**JOB**
Print only the lines from the top of the data through the line with "(busA -| 197,0);", both included, skipping every picture.

**DATA BLOCK**
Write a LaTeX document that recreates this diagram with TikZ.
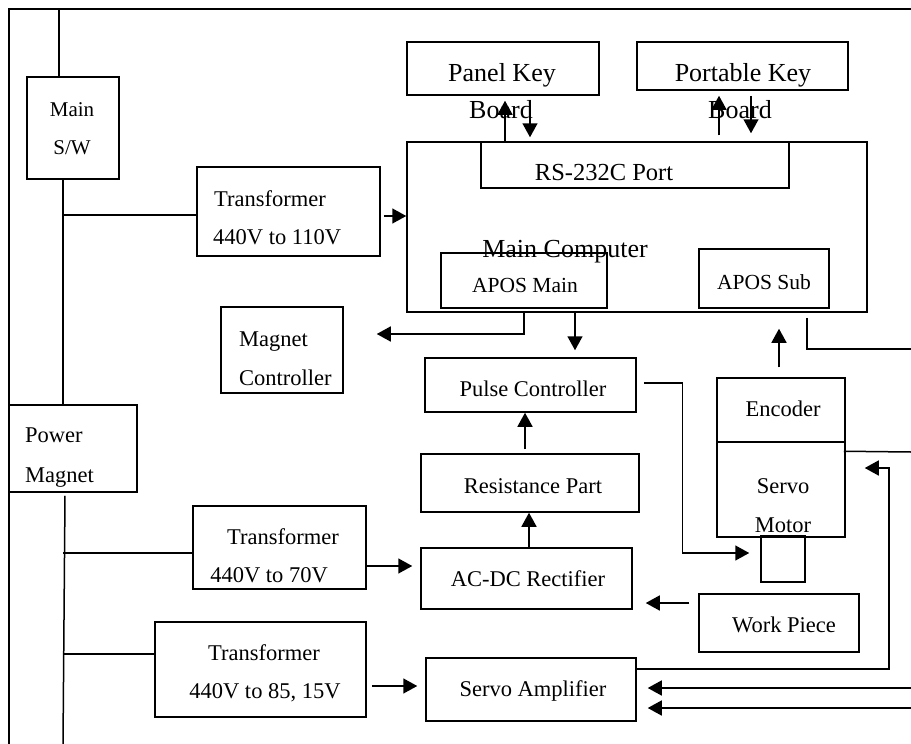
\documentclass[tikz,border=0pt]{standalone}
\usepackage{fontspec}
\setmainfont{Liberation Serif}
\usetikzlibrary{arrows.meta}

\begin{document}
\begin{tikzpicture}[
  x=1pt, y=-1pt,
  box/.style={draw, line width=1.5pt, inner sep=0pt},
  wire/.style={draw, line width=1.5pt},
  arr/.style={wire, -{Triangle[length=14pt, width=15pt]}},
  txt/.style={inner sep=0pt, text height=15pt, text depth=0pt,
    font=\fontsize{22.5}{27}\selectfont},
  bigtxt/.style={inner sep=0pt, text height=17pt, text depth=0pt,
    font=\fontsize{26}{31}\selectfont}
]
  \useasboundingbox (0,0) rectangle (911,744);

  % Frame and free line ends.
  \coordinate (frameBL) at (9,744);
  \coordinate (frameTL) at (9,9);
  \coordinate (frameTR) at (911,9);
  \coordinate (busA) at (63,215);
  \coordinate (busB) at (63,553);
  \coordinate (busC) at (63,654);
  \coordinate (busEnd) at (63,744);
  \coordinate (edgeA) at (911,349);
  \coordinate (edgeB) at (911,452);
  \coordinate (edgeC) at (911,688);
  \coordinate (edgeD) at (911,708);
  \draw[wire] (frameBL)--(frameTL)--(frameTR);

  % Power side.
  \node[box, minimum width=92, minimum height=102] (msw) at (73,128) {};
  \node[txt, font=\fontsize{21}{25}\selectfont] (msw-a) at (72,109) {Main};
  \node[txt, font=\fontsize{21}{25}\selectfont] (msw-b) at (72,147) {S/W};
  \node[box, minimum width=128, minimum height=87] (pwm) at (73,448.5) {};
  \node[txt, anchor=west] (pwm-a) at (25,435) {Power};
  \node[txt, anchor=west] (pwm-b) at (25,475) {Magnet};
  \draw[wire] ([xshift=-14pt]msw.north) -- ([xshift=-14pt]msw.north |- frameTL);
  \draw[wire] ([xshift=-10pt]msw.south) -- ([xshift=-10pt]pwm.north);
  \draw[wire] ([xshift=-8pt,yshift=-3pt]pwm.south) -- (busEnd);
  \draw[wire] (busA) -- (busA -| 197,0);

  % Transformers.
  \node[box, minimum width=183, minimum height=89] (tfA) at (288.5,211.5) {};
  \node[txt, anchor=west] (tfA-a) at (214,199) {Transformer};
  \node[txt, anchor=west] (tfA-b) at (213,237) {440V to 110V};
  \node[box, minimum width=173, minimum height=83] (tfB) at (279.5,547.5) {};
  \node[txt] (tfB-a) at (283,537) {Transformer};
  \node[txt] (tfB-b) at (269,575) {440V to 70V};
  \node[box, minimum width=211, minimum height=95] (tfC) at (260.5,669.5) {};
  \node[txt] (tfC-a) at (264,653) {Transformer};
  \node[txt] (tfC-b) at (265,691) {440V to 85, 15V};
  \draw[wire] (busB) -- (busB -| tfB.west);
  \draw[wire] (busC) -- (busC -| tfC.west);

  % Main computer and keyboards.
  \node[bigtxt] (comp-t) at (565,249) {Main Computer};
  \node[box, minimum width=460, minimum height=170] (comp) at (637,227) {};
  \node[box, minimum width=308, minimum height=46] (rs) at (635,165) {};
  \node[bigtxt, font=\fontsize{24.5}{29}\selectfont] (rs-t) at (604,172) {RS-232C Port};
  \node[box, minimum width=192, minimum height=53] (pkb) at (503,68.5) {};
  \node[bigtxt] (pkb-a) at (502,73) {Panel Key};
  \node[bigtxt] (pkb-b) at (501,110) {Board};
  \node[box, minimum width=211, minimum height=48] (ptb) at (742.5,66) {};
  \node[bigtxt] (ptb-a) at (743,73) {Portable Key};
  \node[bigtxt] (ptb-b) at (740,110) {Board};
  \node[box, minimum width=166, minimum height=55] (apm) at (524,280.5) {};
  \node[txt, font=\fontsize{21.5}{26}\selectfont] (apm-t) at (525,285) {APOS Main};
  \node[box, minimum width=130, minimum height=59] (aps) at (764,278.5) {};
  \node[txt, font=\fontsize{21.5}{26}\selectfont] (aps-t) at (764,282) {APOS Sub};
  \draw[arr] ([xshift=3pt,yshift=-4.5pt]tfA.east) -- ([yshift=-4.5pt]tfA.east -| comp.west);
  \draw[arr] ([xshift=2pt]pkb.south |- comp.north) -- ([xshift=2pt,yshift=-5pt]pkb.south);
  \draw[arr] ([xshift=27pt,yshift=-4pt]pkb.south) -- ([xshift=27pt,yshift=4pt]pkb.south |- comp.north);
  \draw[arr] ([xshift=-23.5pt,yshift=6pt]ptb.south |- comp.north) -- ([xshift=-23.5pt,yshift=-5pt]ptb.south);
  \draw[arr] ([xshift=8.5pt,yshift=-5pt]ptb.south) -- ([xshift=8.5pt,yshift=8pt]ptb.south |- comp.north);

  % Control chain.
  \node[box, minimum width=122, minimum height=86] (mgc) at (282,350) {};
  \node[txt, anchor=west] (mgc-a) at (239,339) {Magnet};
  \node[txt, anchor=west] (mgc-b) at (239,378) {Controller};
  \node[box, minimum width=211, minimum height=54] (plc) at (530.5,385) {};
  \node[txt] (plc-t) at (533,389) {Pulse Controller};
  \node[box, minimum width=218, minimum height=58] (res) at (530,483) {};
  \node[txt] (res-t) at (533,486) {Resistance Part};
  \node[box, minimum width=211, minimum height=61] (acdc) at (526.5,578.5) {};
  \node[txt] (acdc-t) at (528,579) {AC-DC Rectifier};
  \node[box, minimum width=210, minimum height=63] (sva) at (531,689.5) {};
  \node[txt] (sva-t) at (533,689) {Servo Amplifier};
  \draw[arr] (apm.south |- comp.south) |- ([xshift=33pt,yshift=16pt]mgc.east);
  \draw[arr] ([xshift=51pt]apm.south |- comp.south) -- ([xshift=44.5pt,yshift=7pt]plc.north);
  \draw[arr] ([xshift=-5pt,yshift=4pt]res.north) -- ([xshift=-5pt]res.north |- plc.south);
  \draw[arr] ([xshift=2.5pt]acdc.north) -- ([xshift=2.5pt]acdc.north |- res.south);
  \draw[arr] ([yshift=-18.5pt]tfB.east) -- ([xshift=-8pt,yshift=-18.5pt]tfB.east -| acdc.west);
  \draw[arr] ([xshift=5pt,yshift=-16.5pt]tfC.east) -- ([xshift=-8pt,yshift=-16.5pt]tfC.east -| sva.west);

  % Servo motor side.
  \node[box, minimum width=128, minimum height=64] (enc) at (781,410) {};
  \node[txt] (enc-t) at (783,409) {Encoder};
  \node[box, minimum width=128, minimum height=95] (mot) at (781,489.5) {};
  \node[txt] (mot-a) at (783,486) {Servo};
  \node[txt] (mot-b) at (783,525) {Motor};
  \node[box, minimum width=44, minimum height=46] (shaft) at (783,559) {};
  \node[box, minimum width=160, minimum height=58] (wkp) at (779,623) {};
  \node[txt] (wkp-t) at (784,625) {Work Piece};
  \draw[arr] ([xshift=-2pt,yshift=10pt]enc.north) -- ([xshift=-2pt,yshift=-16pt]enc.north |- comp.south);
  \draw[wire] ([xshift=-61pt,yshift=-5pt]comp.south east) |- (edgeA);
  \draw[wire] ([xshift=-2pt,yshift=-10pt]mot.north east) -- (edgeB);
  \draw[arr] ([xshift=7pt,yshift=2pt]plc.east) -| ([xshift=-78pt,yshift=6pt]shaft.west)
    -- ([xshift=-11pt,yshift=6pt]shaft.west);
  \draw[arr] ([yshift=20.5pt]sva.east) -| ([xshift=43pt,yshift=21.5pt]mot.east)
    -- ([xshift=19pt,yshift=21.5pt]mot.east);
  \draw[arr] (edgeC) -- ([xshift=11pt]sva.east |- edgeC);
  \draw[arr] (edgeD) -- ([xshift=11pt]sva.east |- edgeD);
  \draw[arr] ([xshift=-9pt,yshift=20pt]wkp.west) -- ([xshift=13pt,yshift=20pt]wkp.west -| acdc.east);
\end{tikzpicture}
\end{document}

**OUTPUT**
Write a LaTeX document that recreates this diagram with TikZ.
\documentclass[tikz,border=0pt]{standalone}
\usepackage{fontspec}
\setmainfont{Liberation Serif}
\usetikzlibrary{arrows.meta}

\begin{document}
\begin{tikzpicture}[
  x=1pt, y=-1pt,
  box/.style={draw, line width=1.5pt, inner sep=0pt},
  wire/.style={draw, line width=1.5pt},
  arr/.style={wire, -{Triangle[length=14pt, width=15pt]}},
  txt/.style={inner sep=0pt, text height=15pt, text depth=0pt,
    font=\fontsize{22.5}{27}\selectfont},
  bigtxt/.style={inner sep=0pt, text height=17pt, text depth=0pt,
    font=\fontsize{26}{31}\selectfont}
]
  \useasboundingbox (0,0) rectangle (911,744);

  % Frame and free line ends.
  \coordinate (frameBL) at (9,744);
  \coordinate (frameTL) at (9,9);
  \coordinate (frameTR) at (911,9);
  \coordinate (busA) at (63,215);
  \coordinate (busB) at (63,553);
  \coordinate (busC) at (63,654);
  \coordinate (busEnd) at (63,744);
  \coordinate (edgeA) at (911,349);
  \coordinate (edgeB) at (911,452);
  \coordinate (edgeC) at (911,688);
  \coordinate (edgeD) at (911,708);
  \draw[wire] (frameBL)--(frameTL)--(frameTR);

  % Power side.
  \node[box, minimum width=92, minimum height=102] (msw) at (73,128) {};
  \node[txt, font=\fontsize{21}{25}\selectfont] (msw-a) at (72,109) {Main};
  \node[txt, font=\fontsize{21}{25}\selectfont] (msw-b) at (72,147) {S/W};
  \node[box, minimum width=128, minimum height=87] (pwm) at (73,448.5) {};
  \node[txt, anchor=west] (pwm-a) at (25,435) {Power};
  \node[txt, anchor=west] (pwm-b) at (25,475) {Magnet};
  \draw[wire] ([xshift=-14pt]msw.north) -- ([xshift=-14pt]msw.north |- frameTL);
  \draw[wire] ([xshift=-10pt]msw.south) -- ([xshift=-10pt]pwm.north);
  \draw[wire] ([xshift=-8pt,yshift=-3pt]pwm.south) -- (busEnd);
  \draw[wire] (busA) -- (busA -| 197,0);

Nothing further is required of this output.